The works on this CD, by composers from geographically distant regions, represent a wide, sweeping journey from one land to another, a sort of musical voyage between two continents, between Argentina and the Mediterranean region. The bond linking these regions is undoubtedly to be found in the music of Buenos Aires in general and in Astor Piazzolla's tango in particular. Piazzolla was taken up by Tirao and Lacagnina and adapted to their own styles. If we can say that the Mediterranean sowed a seed at the mouth of the Rio de la Plata so that a hybrid like the tango should spring up, then it is also true to say that these double roots lent it particular potential in terms of content and meaning, history and tradition, past and strength: they make of the tango a type of music that steps beyond time and space and is constantly seeking its oldest origins.

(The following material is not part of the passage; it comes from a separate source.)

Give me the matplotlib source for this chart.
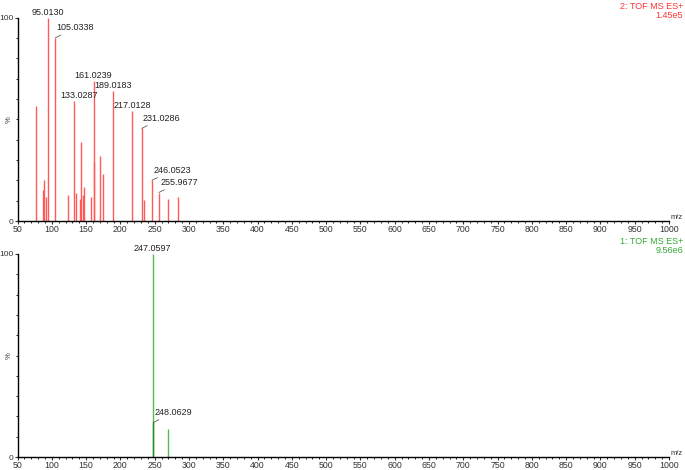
import numpy as np
import matplotlib
matplotlib.use("Agg")
import matplotlib.pyplot as plt

plt.rcParams['font.family'] = ['Liberation Sans', 'DejaVu Sans']
plt.rcParams['font.size'] = 6.5

# ------------------------------------------------------------
# Spectrum 2 (top, red)
top_mz = [77, 87, 89, 91, 95.0130, 105.0338, 123, 133.0287, 135, 141, 143,
          145, 147, 157, 161.0239, 162, 171, 175, 189.0183, 217.0128,
          231.0286, 235, 246.0523, 255.9677, 269, 284]
top_int = [56.5, 15, 20, 12, 100, 90, 13, 59, 14, 11, 39,
           13, 16.5, 12, 69, 29, 32, 23, 64, 54,
           45.5, 10.5, 20, 14, 11, 12]

# labelled peaks: (m/z, style)  c = centred above, l = leader line
top_labels = [(95.0130, "c"), (105.0338, "l"), (133.0287, "c2"), (161.0239, "c"),
              (189.0183, "c"), (217.0128, "c"), (231.0286, "l"),
              (246.0523, "l"), (255.9677, "l")]

# Spectrum 1 (bottom, green)
bot_mz = [247.0597, 248.0629, 269]
bot_int = [100, 17, 14]
bot_labels = [(247.0597, "c"), (248.0629, "l")]

red = "#ff5a5a"
green = "#55bb55"
dkgreen = "#1c8c1c"

fig = plt.figure(figsize=(6.85, 4.70), dpi=100)

ax1 = fig.add_axes([17.5 / 685, 1 - 221 / 470, 651.5 / 685, 203.5 / 470])
ax2 = fig.add_axes([17.5 / 685, 1 - 457 / 470, 651.5 / 685, 203 / 470])


def style_axis(ax):
    ax.set_xlim(50, 1000)
    ax.set_ylim(0, 100)
    for s in ["top", "right"]:
        ax.spines[s].set_visible(False)
    ax.spines["left"].set_linewidth(1.0)
    ax.spines["bottom"].set_linewidth(1.0)
    ax.set_xticks(np.arange(50, 1001, 50))
    ax.set_xticks(np.arange(50, 1001, 10), minor=True)
    ax.set_yticks([0, 100])
    ax.set_yticks(np.arange(0, 101, 10), minor=True)
    ax.tick_params(axis="x", which="major", length=2.2, width=0.8, pad=0.6,
                   labelsize=6.3, colors="#333333")
    ax.tick_params(axis="x", which="minor", length=1.5, width=0.6)
    ax.tick_params(axis="y", which="major", length=2.2, width=0.8, pad=0.6,
                   labelsize=6.0, colors="#333333")
    ax.tick_params(axis="y", which="minor", length=1.5, width=0.6)
    ax.text(-8 / 651.5, 0.5, "%", transform=ax.transAxes, rotation=90,
            ha="center", va="center", fontsize=5.5, color="#333333")
    ax.text(1.003, 0.0, "m/z", transform=ax.transAxes, ha="left", va="bottom",
            fontsize=5.5, color="#333333")


def label_peaks(ax, mz, inten, labels):
    for m, kind in labels:
        h = inten[mz.index(m)]
        txt = f"{m:.4f}"
        if kind == "l":
            ax.annotate(txt, xy=(m, h), xytext=(1, 4), textcoords="offset points",
                        ha="left", va="bottom", fontsize=6.5, color="#222222",
                        annotation_clip=False,
                        arrowprops=dict(arrowstyle="-", color="#444444", lw=0.5,
                                        shrinkA=0, shrinkB=0))
        elif kind == "c2":
            ax.annotate(txt, xy=(m, h), xytext=(3.5, 0.5), textcoords="offset points",
                        ha="center", va="bottom", fontsize=6.5, color="#222222",
                        annotation_clip=False)
        else:
            ax.annotate(txt, xy=(m, h), xytext=(0, 0.5), textcoords="offset points",
                        ha="center", va="bottom", fontsize=6.5, color="#222222",
                        annotation_clip=False)


style_axis(ax1)
ax1.vlines(top_mz, 0, top_int, colors=red, linewidth=1.0)
label_peaks(ax1, top_mz, top_int, top_labels)

style_axis(ax2)
ax2.vlines(bot_mz[0], 0, bot_int[0], colors=green, linewidth=1.0)
ax2.vlines(bot_mz[1], 0, bot_int[1], colors=dkgreen, linewidth=1.0)
ax2.vlines(bot_mz[2], 0, bot_int[2], colors=green, linewidth=1.0)
label_peaks(ax2, bot_mz, bot_int, bot_labels)

fig.text(683 / 685, 1 - 2 / 470, "2: TOF MS ES+", ha="right", va="top",
         fontsize=6.5, color="#ff3333")
fig.text(683 / 685, 1 - 11 / 470, "1.45e5", ha="right", va="top",
         fontsize=6.5, color="#ff3333")
fig.text(683 / 685, 1 - 237 / 470, "1: TOF MS ES+", ha="right", va="top",
         fontsize=6.5, color="#33aa33")
fig.text(683 / 685, 1 - 246 / 470, "9.56e6", ha="right", va="top",
         fontsize=6.5, color="#33aa33")

fig.savefig("out.png", dpi=100)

In the double concerto for guitar, bandoneon and string orchestra by Astor Piazzolla (1921-22) the Introduction (Hommage à Liège, 1985) marks the "entrée" of the soloists in a free musical discourse, prelude without time signature (as though seeking the keys that will only be reached further on). The movement is rich in chromaticisms and characterised by the enharmonic of E flat-D sharp. The opening motif, sustained by percussion rhythms, moves into an arpeggio continuation where the bandoneon at last finds its entry. The movement closes in meno mosso, a harmonic voyage of discovery that prepares the second movement (Milonga). Here the orchestra finally enters. From the very beginning the tango rings out in a strongly marked rhythm, at first on the bandoneon accompanied by orchestral chords. This accompaniment offers in some places a three-part division of violas and cello. After a brief cadenza the solo instrument begins a da capo in which the bandoneon line is transferred to the strings (a genuine orchestral reprise). A fugal concluding theme, introduced by the cello, is immediately taken up by the violins in the closing section of this concerto.
Cacho Tirao (born in Buenos Aires in 1941) played his Conciertango Buenos Aires for guitar and orchestra in Liège in 1985 - on the same occasion he performed the Piazzolla concerto under von Brouwer's baton. The piece is based, as the title suggests, on Argentinean folk music. The concerto itself is structured as a series of small pictures, closed forms, which lend the work an authentic, naïf character. Notwithstanding this the music is no less profound and in terms of imagery no less meaningful than the extra-musical realm of tales and mimic-gestural elements that we have already mentioned. Cacho Tirao's long musical experience with tango groups (from the "muchachos de antes" with whom he has devoted himself to the traditional tango on to the Piazzolla Quintet of which he was a member from 1968 to 1970), is brought to life pictorially like the joyful bustle of carnival, in the folk elements of this composition which reminds the listener of a popular street festival.
The Concerto Serenata by Oliviero Lacagnina (born in La Spezia in 1951) was composed in 1994 and dedicated to Edoardo Catemario. It is a tribute to the composer Piazzolla's Mediterranean spirit. The Italian influence emerges in a heartfelt central movement (Elegia), whose gripping melody, triple time and strophic order point towards Castelnuovo Tedesco's Concerto N° 1 for Guitar and orchesta. The composition is of exceptional rhythmic wealth, borne especially in the first movement (Ritmico) by the urgent phrasing of the soloist and orchestra, and never finds respite in its rapid succession of short episodes. The tango as an eternal expression of the human spirit, mysterious and captivating in its lively, irregular 7/4 beat, exploding in the third movement in a cry that is overwhelmed in the restless chase of the protagonists with the initial "conflict" allayed as the guitar is drawn into the orchestra.
The contraposition of the soloist, which has already been found, albeit in other forms, in the two previous works, develops in the following piece into an authentic sound-drama which - like the tango itself - holds within itself the transience of the present, the joy of encounter (the tango as a dance is the expression of sensuality and desire, of the unattainable and of melancholy). The solo concerto thus becomes a theatrical transposition of deep, secret feelings cast in music.
The variety of ways in which the creators of these three concertos handle the insertion of the soloist as a sort of "entrance" makes the solo concerto an ideal, suggestive stage for a "Listening Theatre".